Julia Gillard knows something about pressure. 
Australia’s first woman prime minister, she led through a storm of scrutiny and misogyny that never let up. Every decision questioned, every word weaponized. And then, in an instant, it ended. A leadership spill, a vote, and suddenly she was outside the circle she'd fought so hard to enter. When Cummins speaks with her, there isn’t any bitterness. “Anyone obsessing about a slight or injustice – perceived or real – is choosing to be potentially right instead of potentially happy,” he sums up
her philosophy. 
Dennis Lillee was one of Cummins’ early mentors, a cricketing great from an era when fitness standards were lax and talent substituted for preparation. Yet Lillee was relentless about discipline, about showing up prepared, about constantly evolving even when no one else did. “That’s the thing about change,” Cummins writes. “If you don't make any change, you stay really stale. But there's also no guarantee that a change is going to work, and it's in that unknown where all the scepticism and push-back comes in.” 
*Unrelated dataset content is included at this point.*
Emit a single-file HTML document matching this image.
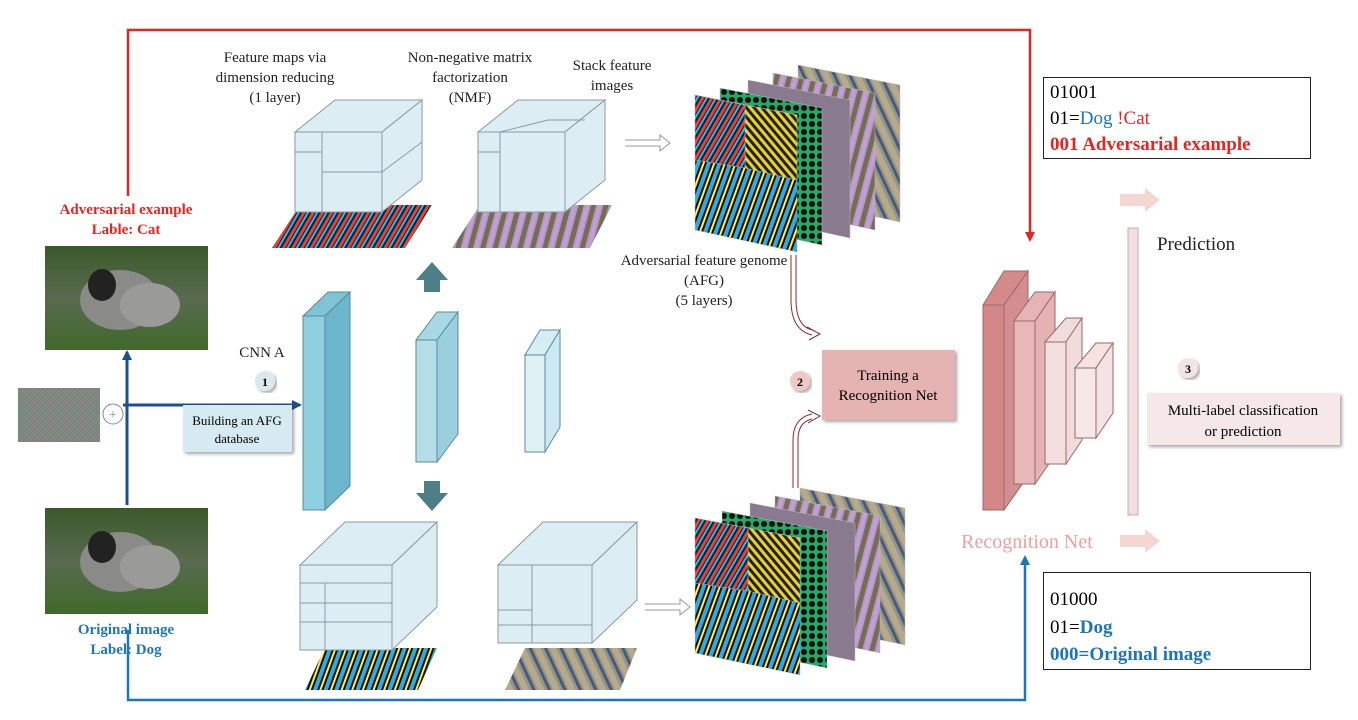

Nedd Brockmann runs ultramarathons — distances that break bodies, through heat and isolation, with no crowd to carry him forward. What drives someone through that? Showing up, especially when it would be easier not to. Showing up for the person you claimed you’d be. Cummins sees himself in that stubbornness. “A heightened sense of competitiveness can get a bad rep sometimes, but I tell you, when you’re in the last few overs of a fruitless and overheated spell, in a Test that not many people are watching back home, or if you’re out running on the seemingly endless Nullarbor with only your weeping blisters to keep you company, it can be a hell of a drug.” 
Elizabeth Day’s work centres on failure as something universal, inevitable, necessary, and worth examining. She’s spoken openly about miscarriages, about relationships that didn’t survive. It’s a radical act in a culture that worships success and pathologises setbacks. “I often wish that there was more of an allowance for respectful failure in public discourse,” Cummins reflects. “But it’s risky if you get it wrong, unintentionally causing offence, judged as too flippant. It takes bravery and a bit of latitude to fail.” 
Each conversation in the book adds a new layer. John Bertrand, champion sailor and former president of Swimming Australia, who knows what it means to captain under impossible pressure; Richard Scolyer, oncologist confronting his own mortality with the same rigour he once applied to saving others; John Moriarty, Aboriginal footballer-turned-artist and advocate, who’s spent a lifetime fighting for recognition; Shaun Christie-David, CEO of a hospitality group who built an empire on giving back to the society; Ronnie Screwvala, Indian entrepreneur and philanthropist whose ventures span industries and continents; Rob Sitch, filmmaker and comedian who shares parenting lessons; and Becky Cummins, Pat’s wife, whose absence from accolades has enabled his accumulation of them. 
Together, they form a study of resolve as a spectrum rather than a singular trait, expressed differently across lives but recognisable in each. They remind us that resolve is never finished, never mastered. It's something you keep searching for, in yourself and in others, long after the crowd has gone home.